Abseits der riesigen Musik-Events mit mehreren zehntausend Besuchern gibt es unzählige winzige kleine und mittelgroße Festivals überall in Europa. Hier treffen sich Enthusiast:innen – die sich oftmals schon das ganze Jahr genau darauf freuen – mit Gleichgesinnten aus der ganzen Welt, um in familiärer Atmosphäre ihren jeweiligen Lifestyle zu feiern.

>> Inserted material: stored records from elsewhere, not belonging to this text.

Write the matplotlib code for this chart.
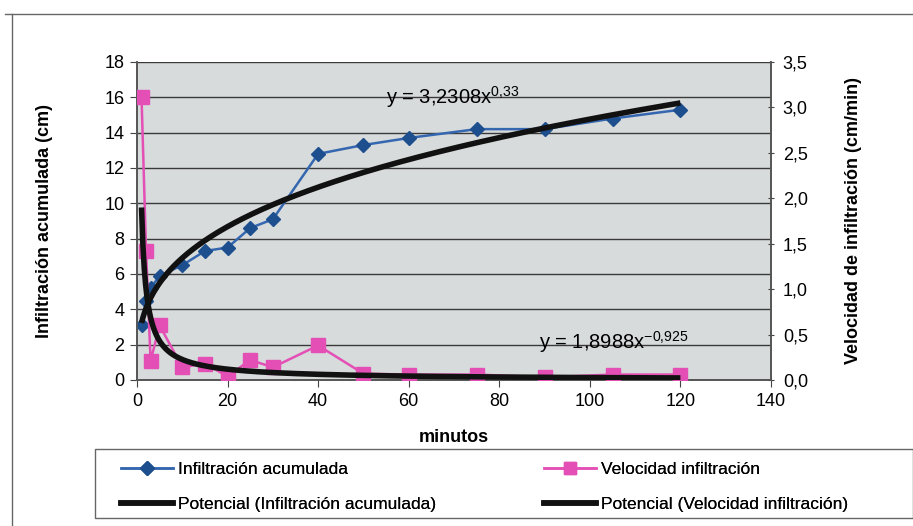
import numpy as np
import matplotlib
matplotlib.use('Agg')
import matplotlib.pyplot as plt
from matplotlib.ticker import FuncFormatter
from matplotlib.lines import Line2D
from matplotlib.patches import Rectangle

plt.rcParams['font.family'] = ['Liberation Sans', 'DejaVu Sans']
plt.rcParams['mathtext.fontset'] = 'custom'
plt.rcParams['mathtext.rm'] = 'Liberation Sans'
plt.rcParams['mathtext.it'] = 'Liberation Sans'

# ── DATA ──────────────────────────────────────────────────────────────────────
minutos = [1, 2, 3, 5, 10, 15, 20, 25, 30, 40, 50, 60, 75, 90, 105, 120]
infil_acum = [3.1, 4.5, 5.2, 5.9, 6.5, 7.3, 7.5, 8.6, 9.1, 12.8, 13.3, 13.7,
              14.2, 14.2, 14.8, 15.3]
vel_infil = [3.11, 1.42, 0.21, 0.60, 0.14, 0.18, 0.04, 0.22, 0.14, 0.38,
             0.07, 0.06, 0.06, 0.03, 0.06, 0.06]
# power-law trend coefficients shown on the chart
A_ACUM, B_ACUM = 3.2308, 0.33
A_VEL, B_VEL = 1.8988, -0.925

BLUE = '#3566b0'
BLUE_M = '#1d4f8f'
PINK = '#e44fb6'
GRID_BG = '#d7dbdb'
W, H = 913, 526

fig = plt.figure(figsize=(9.13, 5.26), dpi=100)
ax = fig.add_axes([137/W, 1-380/H, (771-137)/W, (380-62)/H])
ax2 = ax.twinx()

xt = np.linspace(min(minutos), max(minutos), 400)

ax.set_facecolor(GRID_BG)
ax.plot(minutos, infil_acum, '-D', color=BLUE, mfc=BLUE_M, mec=BLUE_M,
        lw=1.8, ms=7, zorder=3)
ax.plot(xt, A_ACUM * xt**B_ACUM, color='#111111', lw=4, zorder=4,
        solid_capstyle='butt')

ax2.plot(minutos, vel_infil, '-s', color=PINK, mfc=PINK, mec=PINK,
         lw=1.8, ms=10, zorder=3)
ax2.plot(xt, A_VEL * xt**B_VEL, color='#111111', lw=4, zorder=4,
         solid_capstyle='butt')

ax.set_xlim(0, 140)
ax.set_ylim(0, 18)
ax2.set_ylim(0, 3.5)
ax.set_xticks(range(0, 141, 20))
ax.set_yticks(range(0, 19, 2))
ax2.set_yticks(np.arange(0, 3.51, 0.5))
ax2.yaxis.set_major_formatter(FuncFormatter(lambda v, p: f'{v:.1f}'.replace('.', ',')))

ax.grid(True, axis='y', color='#3a3a3a', lw=1.0)
ax.set_axisbelow(True)
for a in (ax, ax2):
    for s in a.spines.values():
        s.set_color('#555555')
        s.set_linewidth(1.2)
ax.spines['top'].set_visible(False)
ax2.spines['top'].set_visible(False)

ax.tick_params(axis='both', labelsize=13, length=5, color='#444444', pad=4)
ax2.tick_params(axis='y', labelsize=13, length=5, color='#444444',
                direction='inout', pad=6)

ax.set_xlabel('minutos', fontsize=13, fontweight='bold', labelpad=14)
ax.set_ylabel('Infiltración acumulada (cm)', fontsize=13, fontweight='bold',
              labelpad=37)
ax2.set_ylabel('Velocidad de infiltración (cm/min)', fontsize=13,
               fontweight='bold', labelpad=27)

fig.text(386/W, 1-97/H, 'y = 3,2308x$^{0{,}33}$', fontsize=14.5,
         va='center', ha='left')
fig.text(539/W, 1-342/H, 'y = 1,8988x$^{-0{,}925}$', fontsize=14.5,
         va='center', ha='left')

# outer frame of the chart
fig.add_artist(Line2D([5/W, 1], [1-14/H, 1-14/H], color='#666666', lw=1))
fig.add_artist(Line2D([12/W, 12/W], [1-14/H, 0], color='#666666', lw=1))
# legend box
fig.add_artist(Rectangle((95/W, 1-518/H), (W-95)/W, (518-449)/H,
                         fill=False, edgecolor='#666666', lw=1))

h_acum = [Line2D([], [], color=BLUE, marker='D', mfc=BLUE_M, mec=BLUE_M, lw=1.8, ms=7),
          Line2D([], [], color='#111111', lw=4)]
h_vel = [Line2D([], [], color=PINK, marker='s', mfc=PINK, mec=PINK, lw=1.8, ms=9),
         Line2D([], [], color='#111111', lw=4)]
l_acum = ['Infiltración acumulada', 'Potencial (Infiltración acumulada)']
l_vel = ['Velocidad infiltración', 'Potencial (Velocidad infiltración)']

for hs, ls, x0 in ((h_acum, l_acum, 107), (h_vel, l_vel, 530)):
    leg = fig.legend(hs, ls, loc='upper left', bbox_to_anchor=(x0/W, 1-448/H),
                     fontsize=12.5, frameon=False, handlelength=3.0,
                     handletextpad=0.3, labelspacing=1.15, borderpad=0.3)
    fig.add_artist(leg)

fig.savefig('out.png', dpi=100, facecolor='white')
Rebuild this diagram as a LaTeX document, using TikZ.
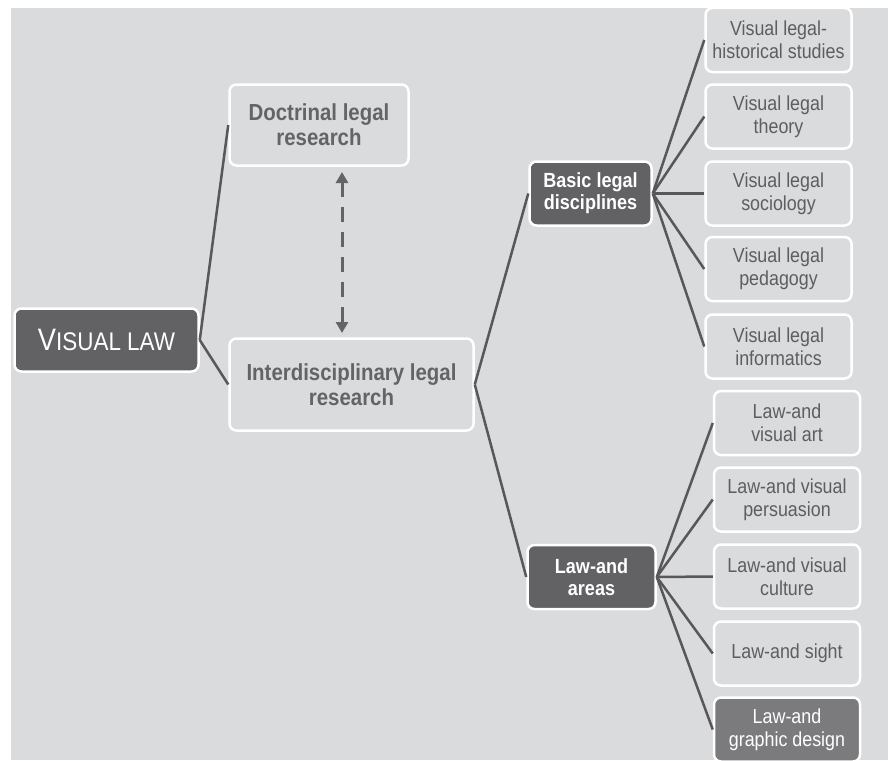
\documentclass[tikz,border=0pt]{standalone}
\usepackage{fontspec}
\setmainfont{Liberation Sans}
\newfontfamily\narrowfont[FakeStretch=0.88]{Liberation Sans}
\usetikzlibrary{arrows.meta}
\definecolor{bg}{HTML}{DADBDD}
\definecolor{dark}{HTML}{626265}
\definecolor{mid}{HTML}{7B7B7E}
\definecolor{txt}{HTML}{5E5E60}
\definecolor{btxt}{HTML}{646466}
\definecolor{ln}{HTML}{58585A}
\tikzset{
  box/.style={draw=white, line width=2.5pt, rounded corners=7pt, inner sep=0pt, align=center},
  leaf/.style={box, text=txt, font=\narrowfont\fontsize{20.3}{23}\selectfont, minimum width=146pt, minimum height=64pt},
  leafdark/.style={leaf, fill=mid, text=white},
  mainbox/.style={box, text=btxt, font=\narrowfont\bfseries\fontsize{23.2}{25}\selectfont},
  subbox/.style={box, fill=dark, text=white, font=\narrowfont\bfseries\fontsize{20.5}{22}\selectfont, minimum height=64pt},
  conn/.style={draw=ln, line width=2.5pt},
  dbl/.style={draw=btxt, line width=3pt, dash pattern=on 15pt off 10pt, {Triangle[width=12pt,length=11pt]}-{Triangle[width=12pt,length=11pt]}}
}
\begin{document}
\begin{tikzpicture}[x=1pt,y=-1pt]
\useasboundingbox (0,0) rectangle (888,760);
\clip (0,0) rectangle (888,760);
\fill[white] (0,0) rectangle (888,760);
\fill[bg] (11,8) rectangle (888,760);

\node[box, fill=dark, text=white, minimum width=184pt, minimum height=63pt] (vlaw) at (106.5,340)
  {\narrowfont{\fontsize{31}{31}\selectfont V}{\fontsize{25.5}{25.5}\selectfont ISUAL LAW}};
\node[mainbox, minimum width=179pt, minimum height=81pt] (doc) at (319,125) {Doctrinal legal\\research};
\node[mainbox, minimum width=244pt, minimum height=92pt] (inter) at (351.5,384.5) {Interdisciplinary legal\\research};
\node[subbox, minimum width=122pt] (basic) at (590.5,193.5) {Basic legal\\disciplines};
\node[subbox, minimum width=128pt] (lawand) at (591.5,577) {Law-and\\areas};

\node[leaf] (hist) at (778.5,40) {Visual legal-\\historical studies};
\node[leaf] (theory) at (778.5,116.5) {Visual legal\\theory};
\node[leaf] (soc) at (778.5,193.5) {Visual legal\\sociology};
\node[leaf] (ped) at (778.5,269) {Visual legal\\pedagogy};
\node[leaf] (inf) at (778.5,346.5) {Visual legal\\informatics};

\node[leaf] (art) at (787,423) {Law-and\\visual art};
\node[leaf] (pers) at (787,499.5) {Law-and visual\\persuasion};
\node[leaf] (cult) at (787,576.5) {Law-and visual\\culture};
\node[leaf] (sight) at (787,653.5) {Law-and sight};
\node[leafdark] (graph) at (787,729.5) {Law-and\\graphic design};

\draw[conn] (vlaw.east) -- (doc.west);
\draw[conn] (vlaw.east) -- (inter.west);
\draw[conn] (inter.east) -- (basic.west);
\draw[conn] (inter.east) -- (lawand.west);
\foreach \n in {hist,theory,soc,ped,inf} \draw[conn] (basic.east) -- (\n.west);
\foreach \n in {art,pers,cult,sight,graph} \draw[conn] (lawand.east) -- (\n.west);

\coordinate (atop) at (342,172);
\coordinate (abot) at (342,333);
\draw[dbl] (atop) -- (abot);
\end{tikzpicture}
\end{document}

Einige Favoriten unter diesen Underground-Perlen waren schnell identifiziert und so konnte es an die Planung für An- und Abreise sowie die Buchungen der Unterkünfte gehen. Wie bei unseren anderen Reisen auch war es dabei wichtig, die Wege trotz teils langer Distanzen umweltfreundlich ohne Flugzeug zu bewältigen. Das erforderte insbesondere für Events in Spanien und Portugal Einiges an Vorbereitung… aber letztendlich war es machbar.
Bei Planung und Recherche unerlässlich waren Tools wie:
- Rome2Rio ermittelt Verbindungen mit den verschiedensten Verkehrsmitteln; auch solche, die sonst nur extrem schwer zu finden wären.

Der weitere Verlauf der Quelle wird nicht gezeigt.